Lead time for changes is the time from commit to the GitOps repository until that commit is reflected in the cluster. Calculate by recording the commit timestamp in the deployment commit and comparing to the ArgoCD sync completion time.

Change failure rate is the percentage of deployments that resulted in rollbacks or incidents. Track revert commits in the GitOps repository and incidents linked to deployments.

Time to restore service is measured from the first failed sync or health degradation event to restoration.

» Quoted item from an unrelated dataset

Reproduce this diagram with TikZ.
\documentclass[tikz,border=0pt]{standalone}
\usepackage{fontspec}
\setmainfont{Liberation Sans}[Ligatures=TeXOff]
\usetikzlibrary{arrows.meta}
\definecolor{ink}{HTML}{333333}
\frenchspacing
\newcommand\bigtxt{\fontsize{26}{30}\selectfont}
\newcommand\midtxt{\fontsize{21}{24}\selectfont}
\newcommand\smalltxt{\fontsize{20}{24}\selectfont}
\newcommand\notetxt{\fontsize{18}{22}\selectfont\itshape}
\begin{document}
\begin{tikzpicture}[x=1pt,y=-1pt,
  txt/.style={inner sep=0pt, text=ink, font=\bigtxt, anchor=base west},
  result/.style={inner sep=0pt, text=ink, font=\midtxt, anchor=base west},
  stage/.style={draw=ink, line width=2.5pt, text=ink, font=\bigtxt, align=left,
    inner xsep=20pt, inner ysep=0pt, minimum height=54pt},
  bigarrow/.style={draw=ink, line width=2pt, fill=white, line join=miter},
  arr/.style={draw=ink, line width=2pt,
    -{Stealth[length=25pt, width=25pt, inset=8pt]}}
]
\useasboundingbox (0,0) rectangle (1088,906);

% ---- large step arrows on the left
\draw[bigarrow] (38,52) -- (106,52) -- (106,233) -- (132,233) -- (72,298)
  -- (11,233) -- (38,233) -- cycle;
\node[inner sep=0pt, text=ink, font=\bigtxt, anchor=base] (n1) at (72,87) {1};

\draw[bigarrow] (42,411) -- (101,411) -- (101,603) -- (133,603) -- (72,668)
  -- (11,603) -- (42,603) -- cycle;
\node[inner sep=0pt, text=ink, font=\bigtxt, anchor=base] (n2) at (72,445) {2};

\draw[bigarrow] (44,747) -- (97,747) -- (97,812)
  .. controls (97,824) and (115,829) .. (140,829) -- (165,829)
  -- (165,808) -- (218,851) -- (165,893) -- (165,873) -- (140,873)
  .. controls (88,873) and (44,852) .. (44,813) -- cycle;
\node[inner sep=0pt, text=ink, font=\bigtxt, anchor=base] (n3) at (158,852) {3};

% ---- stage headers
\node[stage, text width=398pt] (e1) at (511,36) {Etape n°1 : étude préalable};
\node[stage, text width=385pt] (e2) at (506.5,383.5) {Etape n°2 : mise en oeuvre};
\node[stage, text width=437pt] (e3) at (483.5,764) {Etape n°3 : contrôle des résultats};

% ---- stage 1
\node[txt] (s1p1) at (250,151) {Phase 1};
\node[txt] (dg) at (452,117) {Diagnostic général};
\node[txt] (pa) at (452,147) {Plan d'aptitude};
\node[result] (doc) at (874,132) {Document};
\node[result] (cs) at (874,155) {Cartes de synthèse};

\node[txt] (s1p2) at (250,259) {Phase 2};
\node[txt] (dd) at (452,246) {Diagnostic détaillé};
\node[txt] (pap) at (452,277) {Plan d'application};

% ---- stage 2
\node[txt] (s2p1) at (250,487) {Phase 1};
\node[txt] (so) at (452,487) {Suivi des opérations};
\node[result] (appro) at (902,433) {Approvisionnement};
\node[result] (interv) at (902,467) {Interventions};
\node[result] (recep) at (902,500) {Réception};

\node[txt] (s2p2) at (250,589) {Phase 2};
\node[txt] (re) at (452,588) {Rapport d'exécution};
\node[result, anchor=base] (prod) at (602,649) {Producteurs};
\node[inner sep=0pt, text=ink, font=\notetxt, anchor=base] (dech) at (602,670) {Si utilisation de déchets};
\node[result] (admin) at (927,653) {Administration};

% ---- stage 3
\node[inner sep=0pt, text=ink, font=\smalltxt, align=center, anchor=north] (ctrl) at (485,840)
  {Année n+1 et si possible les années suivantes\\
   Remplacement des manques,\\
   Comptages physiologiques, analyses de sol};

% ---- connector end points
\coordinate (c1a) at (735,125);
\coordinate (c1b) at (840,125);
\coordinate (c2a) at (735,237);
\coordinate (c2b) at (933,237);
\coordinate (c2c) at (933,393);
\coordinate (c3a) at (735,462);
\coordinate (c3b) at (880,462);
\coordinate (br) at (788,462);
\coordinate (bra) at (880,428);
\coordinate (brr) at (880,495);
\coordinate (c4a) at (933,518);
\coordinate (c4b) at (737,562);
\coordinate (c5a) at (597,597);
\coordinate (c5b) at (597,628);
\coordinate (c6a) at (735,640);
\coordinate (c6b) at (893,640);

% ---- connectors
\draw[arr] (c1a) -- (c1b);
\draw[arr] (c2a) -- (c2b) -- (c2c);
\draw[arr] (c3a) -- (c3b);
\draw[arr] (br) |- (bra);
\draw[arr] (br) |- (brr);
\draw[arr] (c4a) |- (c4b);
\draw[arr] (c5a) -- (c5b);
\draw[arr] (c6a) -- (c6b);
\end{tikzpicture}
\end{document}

Deployment audit trail — every change to the GitOps repository creates a Git commit with author, timestamp, and message. Every ArgoCD sync operation is recorded in ArgoCD’s operation history. Together, these create a complete audit trail: who committed what change when, and when that change was applied to which cluster.

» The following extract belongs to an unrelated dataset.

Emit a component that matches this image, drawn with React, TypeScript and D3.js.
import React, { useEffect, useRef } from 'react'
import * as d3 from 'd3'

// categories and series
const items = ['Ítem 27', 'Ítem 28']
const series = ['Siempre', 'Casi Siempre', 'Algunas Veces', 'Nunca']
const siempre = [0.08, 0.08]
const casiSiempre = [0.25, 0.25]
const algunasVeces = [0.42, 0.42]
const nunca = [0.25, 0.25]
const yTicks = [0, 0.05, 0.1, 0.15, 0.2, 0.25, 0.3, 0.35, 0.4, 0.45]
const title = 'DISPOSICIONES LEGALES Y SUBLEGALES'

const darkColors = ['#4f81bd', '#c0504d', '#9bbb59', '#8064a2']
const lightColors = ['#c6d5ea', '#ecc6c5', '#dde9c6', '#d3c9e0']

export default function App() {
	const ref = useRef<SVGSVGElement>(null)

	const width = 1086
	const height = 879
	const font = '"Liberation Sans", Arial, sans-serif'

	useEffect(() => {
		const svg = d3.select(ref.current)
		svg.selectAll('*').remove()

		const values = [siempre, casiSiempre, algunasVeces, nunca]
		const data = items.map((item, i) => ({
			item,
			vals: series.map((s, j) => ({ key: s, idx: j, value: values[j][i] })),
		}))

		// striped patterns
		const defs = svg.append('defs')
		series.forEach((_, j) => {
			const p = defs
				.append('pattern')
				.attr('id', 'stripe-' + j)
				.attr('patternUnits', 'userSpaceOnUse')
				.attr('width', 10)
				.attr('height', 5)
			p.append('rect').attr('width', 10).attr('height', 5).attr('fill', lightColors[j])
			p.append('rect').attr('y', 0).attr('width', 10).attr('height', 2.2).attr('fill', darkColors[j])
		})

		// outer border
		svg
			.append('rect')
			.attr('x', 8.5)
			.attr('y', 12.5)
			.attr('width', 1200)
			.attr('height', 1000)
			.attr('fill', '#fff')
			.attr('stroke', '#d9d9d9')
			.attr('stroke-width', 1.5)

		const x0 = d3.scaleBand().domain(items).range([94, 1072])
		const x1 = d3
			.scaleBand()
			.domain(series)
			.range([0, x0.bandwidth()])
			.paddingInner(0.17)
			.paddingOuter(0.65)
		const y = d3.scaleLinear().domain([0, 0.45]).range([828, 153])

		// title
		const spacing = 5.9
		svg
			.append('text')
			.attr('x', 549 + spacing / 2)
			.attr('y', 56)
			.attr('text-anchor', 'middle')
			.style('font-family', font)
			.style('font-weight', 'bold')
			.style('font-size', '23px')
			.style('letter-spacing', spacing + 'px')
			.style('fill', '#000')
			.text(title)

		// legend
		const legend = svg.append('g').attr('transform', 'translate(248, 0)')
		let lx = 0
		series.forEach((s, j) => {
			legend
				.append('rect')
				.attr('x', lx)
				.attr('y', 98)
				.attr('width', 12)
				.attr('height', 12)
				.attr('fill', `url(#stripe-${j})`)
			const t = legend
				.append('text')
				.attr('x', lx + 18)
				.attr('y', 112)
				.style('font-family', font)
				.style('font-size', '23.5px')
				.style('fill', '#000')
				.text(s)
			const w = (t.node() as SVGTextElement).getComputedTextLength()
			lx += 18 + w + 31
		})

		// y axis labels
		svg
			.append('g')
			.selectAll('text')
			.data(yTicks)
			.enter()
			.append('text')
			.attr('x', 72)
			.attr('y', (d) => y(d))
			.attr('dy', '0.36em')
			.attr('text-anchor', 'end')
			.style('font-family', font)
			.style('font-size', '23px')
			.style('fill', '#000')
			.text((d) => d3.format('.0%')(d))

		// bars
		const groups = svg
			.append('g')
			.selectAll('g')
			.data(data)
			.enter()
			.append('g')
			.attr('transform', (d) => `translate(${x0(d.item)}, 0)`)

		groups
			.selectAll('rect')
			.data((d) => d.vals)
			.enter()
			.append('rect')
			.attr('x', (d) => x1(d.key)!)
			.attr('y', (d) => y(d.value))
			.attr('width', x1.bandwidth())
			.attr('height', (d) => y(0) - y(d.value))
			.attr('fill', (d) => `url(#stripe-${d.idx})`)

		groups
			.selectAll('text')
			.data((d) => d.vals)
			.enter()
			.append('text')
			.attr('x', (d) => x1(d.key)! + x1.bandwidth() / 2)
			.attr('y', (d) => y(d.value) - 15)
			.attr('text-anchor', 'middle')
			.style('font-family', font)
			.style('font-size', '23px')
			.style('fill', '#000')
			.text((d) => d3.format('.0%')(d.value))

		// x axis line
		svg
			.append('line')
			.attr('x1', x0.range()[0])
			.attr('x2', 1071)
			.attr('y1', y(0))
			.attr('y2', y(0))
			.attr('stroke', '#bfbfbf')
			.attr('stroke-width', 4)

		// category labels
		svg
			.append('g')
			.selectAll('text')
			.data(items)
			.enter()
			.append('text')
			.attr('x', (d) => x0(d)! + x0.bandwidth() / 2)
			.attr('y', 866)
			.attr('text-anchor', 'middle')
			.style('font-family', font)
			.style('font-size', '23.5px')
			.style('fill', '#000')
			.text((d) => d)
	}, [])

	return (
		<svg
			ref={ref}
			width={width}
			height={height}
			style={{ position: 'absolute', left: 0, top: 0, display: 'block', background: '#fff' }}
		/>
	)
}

For compliance requirements (SOX, HIPAA, PCI-DSS), this audit trail is valuable. ArgoCD’s operation logs, combined with Git commit history, provide tamper-evident records of every production change.

Alerting on GitOps health:

# Alertmanager rule for sync failures
groups:
- name: argocd-alerts
  rules:
  - alert: ArgoCDAppOutOfSync
    expr: |
      argocd_app_info{sync_status="OutOfSync", project="ml-platform"} == 1
    for: 30m
    labels:
      severity: warning
    annotations:
      summary: "ArgoCD application {{ $labels.name }} is out of sync"
      description: "Application has been OutOfSync for 30 minutes - manual intervention may be required"
  
  - alert: ArgoCDAppDegraded
    expr: |
      argocd_app_info{health_status="Degraded"} == 1
    for: 5m
    labels:
      severity: critical
    annotations:
      summary: "ArgoCD application {{ $labels.name }} is degraded"
  
  - alert: ArgoCDSyncFailed
    expr: |
      argocd_app_sync_total{phase="Error"} > 0
    for: 0m
    labels:
      severity: high
    annotations:
      summary: "ArgoCD sync failed for {{ $labels.name }}"

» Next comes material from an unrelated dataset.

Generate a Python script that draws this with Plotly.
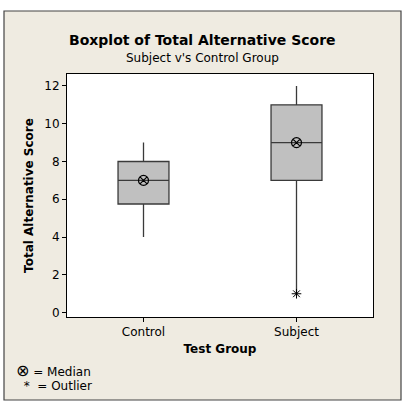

GitOps dashboard in Grafana — a dedicated dashboard for the GitOps layer shows: number of applications per health/sync status, deployment frequency over time, sync duration trends, recent sync operations and their outcomes, applications most frequently going OutOfSync (which might indicate unauthorized manual changes), and deployment timeline (which applications were deployed when, correlated with application metrics).

Notification integration — ArgoCD’s notification controller sends deployment events to Slack, PagerDuty, or email:

apiVersion: v1
kind: ConfigMap
metadata:
  name: argocd-notifications-cm
data:
  trigger.on-sync-succeeded: |
    - description: Notify on successful sync
      send: [slack-deployment]
      when: app.status.operationState.phase in ['Succeeded']
  
  trigger.on-sync-failed: |
    - description: Alert on sync failure  
      send: [slack-alerts, pagerduty]
      when: app.status.operationState.phase in ['Error', 'Failed']
  
  template.slack-deployment: |
    message: |
      :white_check_mark: *Deployed {{ .app.metadata.name }}*
      Version: {{ .app.status.summary.images | join ", " }}
      Commit: {{ .app.status.operationState.syncResult.revision | truncate 8 "" }}
      Author: {{ (call .repo.GetCommitMetadata .app.status.operationState.syncResult.revision).Author }}

Correlating deployment events with application metrics — in Grafana, add ArgoCD sync events as annotations on your application dashboards. When you see a latency spike at 14:23, you can immediately see that a deployment happened at 14:21, correlating the infrastructure event with the application impact. This is the GitOps-native equivalent of deployment markers on dashboards, and it works automatically because ArgoCD emits structured events that can be queried and annotated.


The thread connecting all of them is this: GitOps is fundamentally about making the deployment process auditable, reversible, and consistent by treating system state the same way good engineers treat code — versioned, reviewed, immutable once merged, and always recoverable. Every concept here, from ArgoCD’s reconciliation loop to multi-cluster patterns to secret management, is a specific solution to a specific challenge in maintaining that discipline at production scale.